Music is a powerful form of expression. Through thoughtful lyrics, melodic sounds, or pummeling noise, songwriters and musicians can say a lot in a three-minute song. A driving bass line, a powerful beat, infectious chord progressions - all these things define a song and elicit a response from the listener. If our heads bob in time to the music, or our bodies begin to move uncontrollably to the beat, we are reacting to what we are feeling and hearing. But do we hear everything? Can the music overtake us to the point where the message within the lyrics doesn't completely register? And, when we finally realize that the lyrics to our favorite songs may contain disturbing missives and blatant racist ideologies, is it too late to do anything about it? Can a teenager in the middle of Small Town, USA understand the relationship between a hate crime and a cool new song?

There's a new breed of bands and record labels that are using the music industry to inflict white supremacist doctrines on unsuspecting communities - and making a fat profit to boot. Taking a cue from the MTV style of entertainment, White Power bands are infiltrating youth culture by playing the music industry game - dressing "hip," playing the music of the moment, and using their resources to further their agendas. Most kids have grown up with MTV and mainstream radio stations as their primary sources of music, and are therefore, susceptible to spoon-fed popular culture. The end result is that kids get swept up in the propaganda because they think the music is cool and the messages of hate may get through subliminally.

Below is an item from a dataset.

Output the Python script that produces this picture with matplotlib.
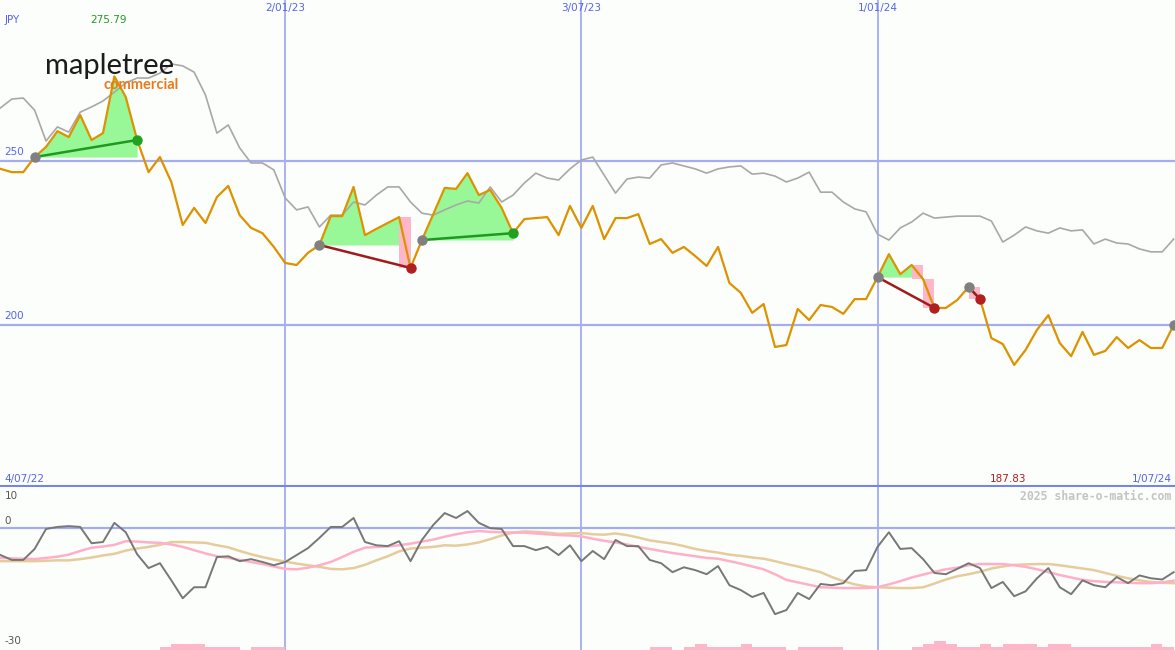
import matplotlib
matplotlib.use('Agg')
import matplotlib.pyplot as plt
import pandas as pd

# weekly closes, Mapletree Commercial (JPY scale as shown) and comparison index
dates = pd.date_range(end='2024-07-01', periods=104, freq='7D')

price = [247.6, 246.6, 246.6, 251.2, 254.3, 259.1, 257.3, 264.0, 256.4, 258.5,
         275.79, 269.5, 256.4, 246.6, 251.2, 243.6, 230.5, 235.7, 231.1, 239.0,
         242.4, 233.5, 229.6, 228.0, 223.8, 218.9, 218.3, 222.0, 224.4, 233.2,
         233.2, 242.1, 227.4, 229.3, 231.1, 232.9, 217.4, 225.9, 233.8, 241.8,
         241.5, 246.3, 239.6, 241.2, 235.7, 228.0, 232.3, 232.6, 232.9, 227.4,
         236.3, 229.6, 236.3, 226.2, 232.6, 232.6, 233.8, 224.7, 226.2, 222.0,
         223.8, 221.0, 218.0, 223.8, 212.8, 209.8, 203.7, 206.4, 193.3, 193.9,
         204.9, 201.5, 206.1, 205.5, 203.4, 207.9, 207.9, 214.6, 221.6, 215.5,
         218.3, 214.0, 205.2, 205.2, 207.6, 211.6, 207.9, 196.0, 194.2, 187.83,
         192.4, 198.5, 203.0, 194.5, 190.5, 197.9, 190.9, 192.1, 196.3, 193.0,
         195.4, 193.0, 193.0, 200.0]

index_line = [266.2, 268.9, 269.2, 265.5, 256.1, 260.4, 258.8, 264.9, 266.5, 268.3,
              271.0, 273.8, 275.3, 275.3, 276.8, 279.6, 279.0, 277.1, 270.1, 258.5,
              261.0, 254.0, 249.4, 249.4, 247.3, 238.7, 235.1, 236.0, 229.9, 233.5,
              233.5, 237.5, 236.6, 239.6, 242.1, 242.1, 237.5, 234.1, 233.5, 235.1,
              236.6, 237.8, 237.2, 242.1, 237.5, 239.6, 243.3, 246.3, 244.8, 244.2,
              247.6, 250.3, 251.2, 245.7, 240.2, 244.5, 245.1, 244.8, 248.8, 249.4,
              248.5, 247.6, 246.3, 247.6, 248.2, 248.5, 246.0, 246.3, 245.4, 243.6,
              244.8, 246.6, 240.5, 240.5, 237.5, 235.4, 234.5, 227.7, 225.9, 229.6,
              231.4, 234.1, 232.6, 232.9, 233.2, 233.2, 233.2, 231.7, 225.3, 227.4,
              229.9, 228.7, 228.0, 229.6, 228.7, 229.0, 224.7, 226.2, 225.0, 224.7,
              223.2, 222.3, 222.3, 226.2]

momentum = [-6.7, -7.9, -7.9, -5.2, -0.3, 0.2, 0.4, 0.2, -3.8, -3.5,
            1.2, -1.1, -6.5, -9.9, -8.7, -12.9, -17.3, -14.6, -14.6, -7.2,
            -7.0, -8.2, -7.7, -8.4, -9.2, -8.4, -6.7, -5.0, -2.5, 0.2,
            0.2, 2.4, -3.5, -4.3, -4.5, -3.3, -8.2, -3.0, 0.7, 3.6,
            2.4, 4.1, 1.2, -0.1, -0.3, -4.5, -4.5, -5.5, -4.7, -6.7,
            -4.3, -8.2, -5.7, -7.7, -3.0, -4.5, -4.5, -7.9, -8.7, -10.9,
            -9.7, -10.4, -11.4, -9.4, -14.1, -15.3, -17.0, -16.0, -21.2, -20.2,
            -16.0, -17.5, -13.8, -14.1, -13.6, -10.6, -10.4, -4.7, -1.1, -5.2,
            -5.0, -7.7, -11.1, -11.4, -10.1, -8.7, -9.9, -14.8, -13.3, -16.8,
            -15.6, -12.4, -9.9, -14.6, -16.3, -12.9, -14.1, -14.6, -12.1, -13.6,
            -11.7, -12.4, -12.7, -10.9]

avg_fast = [-7.4, -7.5, -7.6, -7.7, -7.4, -7.1, -6.6, -5.7, -4.9, -4.6,
            -4.2, -3.3, -3.4, -3.6, -3.7, -4.1, -4.7, -5.5, -6.3, -7.0,
            -7.4, -7.9, -8.4, -8.9, -9.5, -10.1, -10.2, -9.8, -9.2, -8.4,
            -7.2, -5.9, -4.9, -4.7, -4.6, -4.3, -3.9, -3.4, -2.9, -2.2,
            -1.6, -1.1, -0.8, -1.0, -1.1, -1.2, -1.2, -1.4, -1.6, -1.8,
            -1.9, -2.1, -2.7, -3.2, -3.6, -4.1, -4.7, -5.2, -5.7, -6.2,
            -6.6, -7.0, -7.4, -7.6, -8.2, -8.8, -9.5, -10.2, -11.4, -12.8,
            -13.4, -14.0, -14.6, -14.7, -14.8, -14.8, -14.8, -14.6, -13.9, -13.1,
            -12.2, -11.5, -10.8, -10.2, -9.8, -9.2, -8.9, -8.9, -8.9, -9.2,
            -9.6, -10.2, -10.9, -11.6, -12.2, -12.8, -13.1, -13.3, -13.4, -13.5,
            -13.6, -13.6, -13.4, -13.0]

avg_slow = [-8.2, -8.2, -8.2, -8.2, -8.1, -8.0, -8.0, -7.7, -7.3, -6.8,
            -6.4, -5.6, -5.1, -4.7, -4.2, -3.5, -3.5, -3.6, -3.7, -4.3,
            -4.8, -5.7, -6.5, -7.2, -7.8, -8.3, -8.8, -9.2, -9.6, -10.1,
            -10.2, -9.9, -9.1, -8.0, -7.0, -5.8, -5.1, -4.9, -4.7, -4.3,
            -4.4, -4.1, -3.6, -2.8, -1.9, -1.2, -0.9, -1.0, -1.2, -1.5,
            -1.4, -1.3, -1.6, -1.7, -1.4, -1.8, -2.4, -3.1, -3.5, -3.9,
            -4.5, -5.2, -5.7, -6.1, -6.6, -6.9, -7.3, -7.6, -8.2, -8.9,
            -9.5, -10.2, -10.9, -12.1, -13.1, -13.9, -14.4, -14.6, -14.7, -14.8,
            -14.8, -14.6, -13.7, -12.7, -11.9, -11.4, -10.8, -10.0, -9.5, -9.1,
            -9.0, -8.9, -8.9, -9.2, -9.6, -10.0, -10.4, -11.1, -11.8, -12.4,
            -12.9, -13.3, -13.5, -13.6]

volume = [0, 0, 0, 0, 0, 0, 0, 0, 0, 0,
          0, 0, 0, 0, .75, 1.5, 1.5, 1.5, .75, .75,
          .75, 0, .75, .75, .75, 0, 0, 0, 0, 0,
          0, 0, 0, 0, 0, 0, 0, 0, 0, 0,
          0, 0, 0, 0, 0, 0, 0, 0, 0, 0,
          0, 0, 0, 0, 0, 0, 0, .75, .75, 0,
          .75, 1.5, .75, .75, .75, 1.5, .75, .75, .75, 0,
          .75, .75, .75, .75, 0, 0, 0, 0, 0, 0,
          .75, 1.5, 2.25, 1.5, .75, .75, 1.5, .75, 1.5, 1.5,
          1.5, .75, 1.5, 1.5, .75, .75, .75, .75, .75, .75,
          .75, 1.5, .75, 0]

# (start, last green point, end, direction)
patterns = [(3, 12, 12, 'up'), (28, 35, 36, 'down'), (37, 45, 45, 'up'),
            (77, 80, 82, 'down'), (85, 85, 86, 'down')]

grid_dates = ['2023-01-02', '2023-07-03', '2024-01-01']
grid_labels = ['2/01/23', '3/07/23', '1/01/24']

W, H = 1175, 650
bg = '#fcfefb'
grid_c = '#a3adf0'
blue_txt = '#5563ee'

fig = plt.figure(figsize=(W / 100, H / 100), dpi=100)
fig.patch.set_facecolor(bg)
top = fig.add_axes([0, 163 / H, 1, 487 / H])
bot = fig.add_axes([0, 0, 1, 163 / H])

xlim = (dates[0] - pd.Timedelta(hours=7), dates[-1] + pd.Timedelta(hours=20))
for ax in (top, bot):
    ax.set_facecolor(bg)
    ax.set_xlim(*xlim)
    ax.set_xticks([])
    ax.set_yticks([])
    for sp in ax.spines.values():
        sp.set_visible(False)
    for d in grid_dates:
        ax.axvline(pd.Timestamp(d), color=grid_c, lw=1.3, zorder=1)

top.set_ylim(150.61, 299.09)
bot.set_ylim(-30, 10)

for lvl in (250, 200):
    top.axhline(lvl, color=grid_c, lw=1.6, zorder=1)
    top.text(0.004, lvl + 1.3, str(lvl), transform=top.get_yaxis_transform(),
             color=blue_txt, fontsize=7.5, va='bottom', ha='left')
top.axhline(150.61 + 0.3, color='#7385ec', lw=2.2, zorder=6)
bot.axhline(0, color=grid_c, lw=1.6, zorder=1)

# logo
fig.text(45 / W, 1 - 74 / H, 'mapletree', fontsize=21, family='Lato',
         color='#1c1c1c', va='baseline', zorder=0)
fig.text(103 / W, 1 - 89 / H, 'commercial', fontsize=10.5, family='Lato',
         fontweight='bold', color='#e87a1c', va='baseline', zorder=0)

top.plot(dates, index_line, color='#a8a8a8', lw=1.2, zorder=3)

green_fill = '#98f898'
pink_fill = '#ffb6c8'
for s, p, e, kind in patterns:
    base = price[s]
    if p > s:
        ys = pd.Series(price[s:p + 1])
        top.fill_between(dates[s:p + 1], ys, base, where=ys >= base,
                         interpolate=True, color=green_fill, lw=0, zorder=2)
    for k in range(p, e):
        top.bar(dates[k], price[k] - price[k + 1], bottom=price[k + 1],
                width=7, align='edge', color=pink_fill, lw=0, zorder=2)
    lc = '#1f9a1f' if kind == 'up' else '#a01c1c'
    top.plot([dates[s], dates[e]], [price[s], price[e]], color=lc, lw=1.8, zorder=5)

top.plot(dates, price, color='#dd9200', lw=1.6, zorder=4)

for s, p, e, kind in patterns:
    top.plot(dates[s], price[s], 'o', color='#808080', ms=7.5, mew=0, zorder=6)
    ec = '#22a022' if kind == 'up' else '#b02020'
    top.plot(dates[e], price[e], 'o', color=ec, ms=7.5, mew=0, zorder=6)
top.plot(dates[-1], price[-1], 'o', color='#808080', ms=7.5, mew=0, zorder=6)

# labels
top.text(0.004, 1 - 20 / 487, 'JPY', transform=top.transAxes, color=blue_txt,
         fontsize=7.5, va='center')
top.text(90 / W, 1 - 20 / 487, '275.79', transform=top.transAxes, color='#229922',
         fontsize=7.5, va='center')
for d, lab in zip(grid_dates, grid_labels):
    top.text(pd.Timestamp(d), 1 - 8 / 487, lab, transform=top.get_xaxis_transform(),
             color=blue_txt, fontsize=7.5, va='center', ha='center')
top.text(0.004, 8 / 487, '4/07/22', transform=top.transAxes, color=blue_txt,
         fontsize=7.5, va='center')
top.text(0.997, 8 / 487, '1/07/24', transform=top.transAxes, color=blue_txt,
         fontsize=7.5, va='center', ha='right')
top.text(1008 / W, 8 / 487, '187.83', transform=top.transAxes, color='#b02020',
         fontsize=7.5, va='center', ha='center')

# lower panel
bot.bar(dates, volume, bottom=-30, width=7, align='edge', color='#ffb6c8', lw=0, zorder=2)
bot.plot(dates, avg_slow, color='#e6cc9c', lw=1.8, zorder=3)
bot.plot(dates, avg_fast, color='#ffb0c8', lw=1.8, zorder=3)
bot.plot(dates, momentum, color='#777777', lw=1.4, zorder=4)

for v, y in (('10', 496), ('0', 521), ('-30', 641)):
    bot.text(0.004, 1 - (y - 487) / 163, v, transform=bot.transAxes,
             color='#555555', fontsize=7.5, va='center')
bot.text(0.997, 1 - 9 / 163, '2025 share-o-matic.com', transform=bot.transAxes,
         color='#c4c4c4', fontsize=8.3, family='DejaVu Sans Mono',
         fontweight='bold', va='center', ha='right')

fig.savefig('out.png', dpi=100, facecolor=bg)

"Hatecore" is loud, angry music with a message of hatred towards ethnic and religious minorities. Through record sales and tours, White Power groups are making millions of dollars a year to finance their message of hate. On first listen, some of these songs might sound like regular hardcore or heavy metal, but the lyrics are meant to insight rage against any non-white group and encourage kids to join the ranks of the white supremacist army. According to the Web site of Resistance Records, the largest distributor of White Power music:

"The multi-billion dollar hip-hop and rap industry forces race-mixing, drugs, perversion, guilt, and self-loathing into the mind of every White child. Resistance music is the only voice out there telling young White people that ours is not just a culture worth preserving, it is, in reality, the only one worth preserving."